- _Information shown_:
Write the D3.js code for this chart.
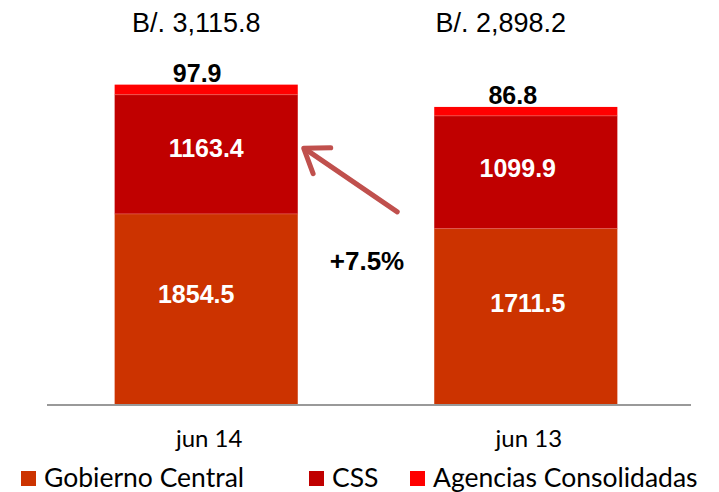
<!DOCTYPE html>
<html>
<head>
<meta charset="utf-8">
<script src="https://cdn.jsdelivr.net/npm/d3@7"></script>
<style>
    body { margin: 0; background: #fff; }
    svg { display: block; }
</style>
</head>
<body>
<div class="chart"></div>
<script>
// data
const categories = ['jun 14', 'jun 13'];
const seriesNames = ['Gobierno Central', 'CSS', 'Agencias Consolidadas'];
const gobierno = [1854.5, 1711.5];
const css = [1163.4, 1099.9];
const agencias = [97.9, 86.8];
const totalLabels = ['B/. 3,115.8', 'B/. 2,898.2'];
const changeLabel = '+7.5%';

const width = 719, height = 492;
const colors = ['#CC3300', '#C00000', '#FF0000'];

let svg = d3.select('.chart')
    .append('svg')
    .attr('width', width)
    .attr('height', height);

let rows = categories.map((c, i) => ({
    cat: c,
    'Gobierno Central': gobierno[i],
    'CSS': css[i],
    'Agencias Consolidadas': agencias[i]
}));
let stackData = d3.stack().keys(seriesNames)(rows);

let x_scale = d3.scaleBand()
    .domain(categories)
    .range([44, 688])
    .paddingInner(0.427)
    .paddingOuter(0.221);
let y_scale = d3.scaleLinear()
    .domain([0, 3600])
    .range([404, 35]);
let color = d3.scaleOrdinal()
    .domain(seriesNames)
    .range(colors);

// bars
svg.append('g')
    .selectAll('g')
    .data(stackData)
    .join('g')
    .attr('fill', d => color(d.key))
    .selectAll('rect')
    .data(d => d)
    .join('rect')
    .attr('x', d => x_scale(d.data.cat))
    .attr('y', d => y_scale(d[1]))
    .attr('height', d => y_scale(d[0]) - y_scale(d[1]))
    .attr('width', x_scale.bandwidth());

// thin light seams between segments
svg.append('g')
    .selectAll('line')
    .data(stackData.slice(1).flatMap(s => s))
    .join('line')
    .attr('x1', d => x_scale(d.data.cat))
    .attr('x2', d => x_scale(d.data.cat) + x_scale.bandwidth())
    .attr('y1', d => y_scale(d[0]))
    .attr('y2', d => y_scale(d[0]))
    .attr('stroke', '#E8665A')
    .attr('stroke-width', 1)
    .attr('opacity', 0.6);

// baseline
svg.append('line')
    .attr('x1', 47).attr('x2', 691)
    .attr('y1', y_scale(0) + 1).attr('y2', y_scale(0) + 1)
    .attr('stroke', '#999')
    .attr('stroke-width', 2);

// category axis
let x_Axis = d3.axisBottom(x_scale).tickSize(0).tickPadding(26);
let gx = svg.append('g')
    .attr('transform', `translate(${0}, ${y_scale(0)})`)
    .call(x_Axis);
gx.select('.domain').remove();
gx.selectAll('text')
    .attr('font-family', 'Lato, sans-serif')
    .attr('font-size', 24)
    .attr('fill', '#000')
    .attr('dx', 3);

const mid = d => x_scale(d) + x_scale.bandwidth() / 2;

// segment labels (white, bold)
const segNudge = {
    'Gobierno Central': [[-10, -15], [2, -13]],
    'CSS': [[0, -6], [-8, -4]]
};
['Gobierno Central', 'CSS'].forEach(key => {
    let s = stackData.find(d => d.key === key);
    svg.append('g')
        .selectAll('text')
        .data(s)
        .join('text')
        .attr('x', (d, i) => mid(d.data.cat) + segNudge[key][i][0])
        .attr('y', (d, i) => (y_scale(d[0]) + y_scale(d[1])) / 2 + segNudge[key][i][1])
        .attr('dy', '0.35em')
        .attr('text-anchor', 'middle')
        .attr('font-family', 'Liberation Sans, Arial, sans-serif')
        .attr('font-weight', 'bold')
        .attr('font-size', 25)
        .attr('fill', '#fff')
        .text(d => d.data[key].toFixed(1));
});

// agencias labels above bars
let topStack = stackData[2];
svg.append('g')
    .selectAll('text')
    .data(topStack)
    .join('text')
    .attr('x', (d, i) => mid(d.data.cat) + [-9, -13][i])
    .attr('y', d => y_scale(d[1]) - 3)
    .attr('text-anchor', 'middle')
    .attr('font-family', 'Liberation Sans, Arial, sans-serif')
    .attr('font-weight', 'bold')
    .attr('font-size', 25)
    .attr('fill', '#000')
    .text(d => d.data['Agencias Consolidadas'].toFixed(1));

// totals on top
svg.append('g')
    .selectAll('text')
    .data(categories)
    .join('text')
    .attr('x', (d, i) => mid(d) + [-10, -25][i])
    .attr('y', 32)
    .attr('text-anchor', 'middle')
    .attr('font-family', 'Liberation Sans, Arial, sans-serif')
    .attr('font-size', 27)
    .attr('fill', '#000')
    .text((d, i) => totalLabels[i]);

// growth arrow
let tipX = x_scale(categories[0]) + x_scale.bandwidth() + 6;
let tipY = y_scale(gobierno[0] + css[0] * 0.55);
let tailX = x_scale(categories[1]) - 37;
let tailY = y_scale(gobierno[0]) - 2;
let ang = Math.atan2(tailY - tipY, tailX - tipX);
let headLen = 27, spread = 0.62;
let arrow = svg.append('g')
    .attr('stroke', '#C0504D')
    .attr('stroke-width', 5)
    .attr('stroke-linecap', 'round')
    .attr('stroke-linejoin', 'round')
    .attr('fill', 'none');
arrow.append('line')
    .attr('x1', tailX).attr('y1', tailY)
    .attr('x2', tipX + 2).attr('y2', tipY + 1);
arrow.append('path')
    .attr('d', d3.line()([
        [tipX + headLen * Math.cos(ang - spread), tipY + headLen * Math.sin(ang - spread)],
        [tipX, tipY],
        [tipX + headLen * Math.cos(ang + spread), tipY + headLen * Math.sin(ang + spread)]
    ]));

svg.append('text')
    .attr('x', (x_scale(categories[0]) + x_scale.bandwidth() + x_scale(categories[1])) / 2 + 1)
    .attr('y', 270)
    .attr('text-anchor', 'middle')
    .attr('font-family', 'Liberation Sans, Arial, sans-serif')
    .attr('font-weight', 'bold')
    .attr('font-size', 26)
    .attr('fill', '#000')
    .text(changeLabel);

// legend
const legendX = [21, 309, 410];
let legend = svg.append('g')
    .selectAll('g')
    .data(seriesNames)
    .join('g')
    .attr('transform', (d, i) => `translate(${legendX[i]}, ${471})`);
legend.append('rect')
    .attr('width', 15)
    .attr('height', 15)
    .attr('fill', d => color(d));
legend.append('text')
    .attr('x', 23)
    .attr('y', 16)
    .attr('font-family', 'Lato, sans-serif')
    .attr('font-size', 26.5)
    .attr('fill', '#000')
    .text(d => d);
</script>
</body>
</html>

- _Task goal_: Transcribe the material as is, with images omitted.

- _Output below_:
Write the D3.js code for this chart.
<!DOCTYPE html>
<html>
<head>
<meta charset="utf-8">
<script src="https://cdn.jsdelivr.net/npm/d3@7"></script>
<style>
    body { margin: 0; background: #fff; }
    svg { display: block; }
</style>
</head>
<body>
<div class="chart"></div>
<script>
// data
const categories = ['jun 14', 'jun 13'];
const seriesNames = ['Gobierno Central', 'CSS', 'Agencias Consolidadas'];
const gobierno = [1854.5, 1711.5];
const css = [1163.4, 1099.9];
const agencias = [97.9, 86.8];
const totalLabels = ['B/. 3,115.8', 'B/. 2,898.2'];
const changeLabel = '+7.5%';

const width = 719, height = 492;
const colors = ['#CC3300', '#C00000', '#FF0000'];

let svg = d3.select('.chart')
    .append('svg')
    .attr('width', width)
    .attr('height', height);

let rows = categories.map((c, i) => ({
    cat: c,
    'Gobierno Central': gobierno[i],
    'CSS': css[i],
    'Agencias Consolidadas': agencias[i]
}));
let stackData = d3.stack().keys(seriesNames)(rows);

let x_scale = d3.scaleBand()
    .domain(categories)
    .range([44, 688])
    .paddingInner(0.427)
    .paddingOuter(0.221);
let y_scale = d3.scaleLinear()
    .domain([0, 3600])
    .range([404, 35]);
let color = d3.scaleOrdinal()
    .domain(seriesNames)
    .range(colors);

// bars
svg.append('g')
    .selectAll('g')
    .data(stackData)
    .join('g')
    .attr('fill', d => color(d.key))
    .selectAll('rect')
    .data(d => d)
    .join('rect')
    .attr('x', d => x_scale(d.data.cat))
    .attr('y', d => y_scale(d[1]))
    .attr('height', d => y_scale(d[0]) - y_scale(d[1]))
    .attr('width', x_scale.bandwidth());

// thin light seams between segments
svg.append('g')
    .selectAll('line')
    .data(stackData.slice(1).flatMap(s => s))
    .join('line')
    .attr('x1', d => x_scale(d.data.cat))
    .attr('x2', d => x_scale(d.data.cat) + x_scale.bandwidth())
    .attr('y1', d => y_scale(d[0]))
    .attr('y2', d => y_scale(d[0]))
    .attr('stroke', '#E8665A')
    .attr('stroke-width', 1)
    .attr('opacity', 0.6);

// baseline
svg.append('line')
    .attr('x1', 47).attr('x2', 691)
    .attr('y1', y_scale(0) + 1).attr('y2', y_scale(0) + 1)
    .attr('stroke', '#999')
    .attr('stroke-width', 2);

// category axis
let x_Axis = d3.axisBottom(x_scale).tickSize(0).tickPadding(26);
let gx = svg.append('g')
    .attr('transform', `translate(${0}, ${y_scale(0)})`)
    .call(x_Axis);
gx.select('.domain').remove();
gx.selectAll('text')
    .attr('font-family', 'Lato, sans-serif')
    .attr('font-size', 24)
    .attr('fill', '#000')
    .attr('dx', 3);

const mid = d => x_scale(d) + x_scale.bandwidth() / 2;

// segment labels (white, bold)
const segNudge = {
    'Gobierno Central': [[-10, -15], [2, -13]],
    'CSS': [[0, -6], [-8, -4]]
};
['Gobierno Central', 'CSS'].forEach(key => {
    let s = stackData.find(d => d.key === key);
    svg.append('g')
        .selectAll('text')
        .data(s)
        .join('text')
        .attr('x', (d, i) => mid(d.data.cat) + segNudge[key][i][0])
        .attr('y', (d, i) => (y_scale(d[0]) + y_scale(d[1])) / 2 + segNudge[key][i][1])
        .attr('dy', '0.35em')
        .attr('text-anchor', 'middle')
        .attr('font-family', 'Liberation Sans, Arial, sans-serif')
        .attr('font-weight', 'bold')
        .attr('font-size', 25)
        .attr('fill', '#fff')
        .text(d => d.data[key].toFixed(1));
});

// agencias labels above bars
let topStack = stackData[2];
svg.append('g')
    .selectAll('text')
    .data(topStack)
    .join('text')
    .attr('x', (d, i) => mid(d.data.cat) + [-9, -13][i])
    .attr('y', d => y_scale(d[1]) - 3)
    .attr('text-anchor', 'middle')
    .attr('font-family', 'Liberation Sans, Arial, sans-serif')
    .attr('font-weight', 'bold')
    .attr('font-size', 25)
    .attr('fill', '#000')
    .text(d => d.data['Agencias Consolidadas'].toFixed(1));

// totals on top
svg.append('g')
    .selectAll('text')
    .data(categories)
    .join('text')
    .attr('x', (d, i) => mid(d) + [-10, -25][i])
    .attr('y', 32)
    .attr('text-anchor', 'middle')
    .attr('font-family', 'Liberation Sans, Arial, sans-serif')
    .attr('font-size', 27)
    .attr('fill', '#000')
    .text((d, i) => totalLabels[i]);

// growth arrow
let tipX = x_scale(categories[0]) + x_scale.bandwidth() + 6;
let tipY = y_scale(gobierno[0] + css[0] * 0.55);
let tailX = x_scale(categories[1]) - 37;
let tailY = y_scale(gobierno[0]) - 2;
let ang = Math.atan2(tailY - tipY, tailX - tipX);
let headLen = 27, spread = 0.62;
let arrow = svg.append('g')
    .attr('stroke', '#C0504D')
    .attr('stroke-width', 5)
    .attr('stroke-linecap', 'round')
    .attr('stroke-linejoin', 'round')
    .attr('fill', 'none');
arrow.append('line')
    .attr('x1', tailX).attr('y1', tailY)
    .attr('x2', tipX + 2).attr('y2', tipY + 1);
arrow.append('path')
    .attr('d', d3.line()([
        [tipX + headLen * Math.cos(ang - spread), tipY + headLen * Math.sin(ang - spread)],
        [tipX, tipY],
        [tipX + headLen * Math.cos(ang + spread), tipY + headLen * Math.sin(ang + spread)]
    ]));

svg.append('text')
    .attr('x', (x_scale(categories[0]) + x_scale.bandwidth() + x_scale(categories[1])) / 2 + 1)
    .attr('y', 270)
    .attr('text-anchor', 'middle')
    .attr('font-family', 'Liberation Sans, Arial, sans-serif')
    .attr('font-weight', 'bold')
    .attr('font-size', 26)
    .attr('fill', '#000')
    .text(changeLabel);

// legend
const legendX = [21, 309, 410];
let legend = svg.append('g')
    .selectAll('g')
    .data(seriesNames)
    .join('g')
    .attr('transform', (d, i) => `translate(${legendX[i]}, ${471})`);
legend.append('rect')
    .attr('width', 15)
    .attr('height', 15)
    .attr('fill', d => color(d));
legend.append('text')
    .attr('x', 23)
    .attr('y', 16)
    .attr('font-family', 'Lato, sans-serif')
    .attr('font-size', 26.5)
    .attr('fill', '#000')
    .text(d => d);
</script>
</body>
</html>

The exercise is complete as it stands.